Ci risiamo. Il nome di Justin Gatlin ancora una volta associato al doping. Questa volte però lo sprinter statunitense è forse più vittima che protagonista. Anche se non del tutto incolpevole… Gatlin ha subito due squalifiche per utilizzo di sostanze vietate e molti ne avevano caldeggiato la sospensione a vita come in altri casi analoghi nell’atletica. L’hanno salvato uno stuolo di avvocati (che molti altri atleti non potrebbero permettersi) ed il dubbio che la prima volta, quando era ancora adolescente, avesse fatto uso di sostanze vietate inconsapevolmente, sostanze contenute in farmaci che utilizzava abitualmente per curare una forma particolare di disturbo dell’attenzione.
E sì… Ancora una volta non ha fatto attenzione. Negli stadi lo massacrano di fischi ogni volta che scende in pista, la scorsa estate ai Mondiali di Londra è stato costantemente segnato come il “cattivo” della recita. Justin è andato avanti, va avanti cercando di capitalizzare al massimo queste ultime stagioni di carriera. Già, deve rifarsi di quanto speso con gli avvocati…
Ma sorgono spontanee delle domande. La prima è perché, lui che dovrebbe rimanere sempre il più lontano possibile dalla parola doping, si è messo agli ordini di Dennis Mitchell, allenatore che come atleta si imbottiva di testosterone e altro e che quando è stato beccato ha raccontato la risibile scusa di aver fatto troppe volte all’amore con la moglie? Con Gatlin non centra direttamente il manager Wagner, austriaco, personaggio ambiguo del mondo dello sport, non solo per il doping, ma anche per le scommesse, che ha cercato di introdurre anche nel mondo dell’atletica.
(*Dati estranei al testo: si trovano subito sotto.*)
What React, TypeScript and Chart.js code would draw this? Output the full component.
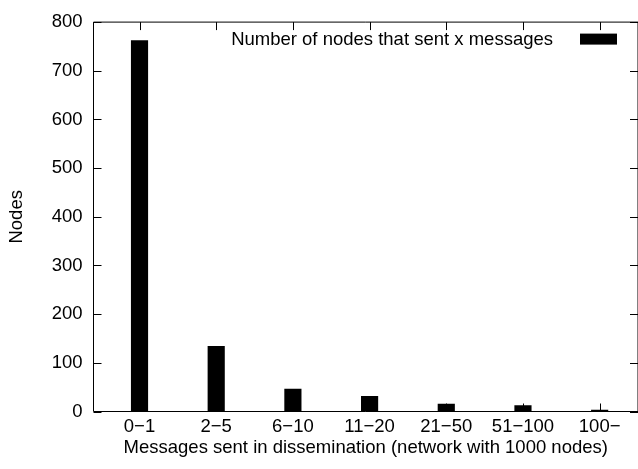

La realtà è che il doping è una cultura, una cultura aberrante. Un atleta parte dal concetto che quello che è e che Mamma Natura gli ha donato non basti, così cerca aiutini e aiutoni per vincere. Un allenatore invece cerca con il doping di accorciare la strada, di affidare a sostanze vietate quello che probabilmente lui stesso non sa fare con i suoi atleti, portarli al salto di qualità decisivo. E tutti cercano con le vittorie il denaro. Chissà poi se riescono a dormire tranquilli e sereni e soprattutto se sono fieri di quanto hanno conquistato con l’inganno. E’ un tunnel cieco da cui è davvero difficile uscire.
E’ difficile perché un atleta che ha fatto uso di sistemi e pratiche vietate quando cerca di smettere ha doppie difficoltà rispetto agli avversari puliti e onesti. Ha meno forza, meno fiducia in se stesso, ma soprattutto vede allungarsi i tempi di recupero e questo fatto deprime. Ricorda le sensazioni del “periodo d’oro”, che possono essere decisamente diverse da quelle degli atleti per bene, un sentimento che avvelena. C’è chi dice che anche quando si cessa di doparsi gli affetti delle pratiche proibite rimangono. Di sicuro rimangono nella testa e nel cuore. Non è facile quando ci si è sentiti una Ferrari tornare a pedalare in bicicletta. Ecco perché, anche se giuridicamente difficile, sarebbe giusto escludere definitivamente chi risulta positivo ai controlli. Allora Justin, perché hai cercato la collaborazione di Mitchell?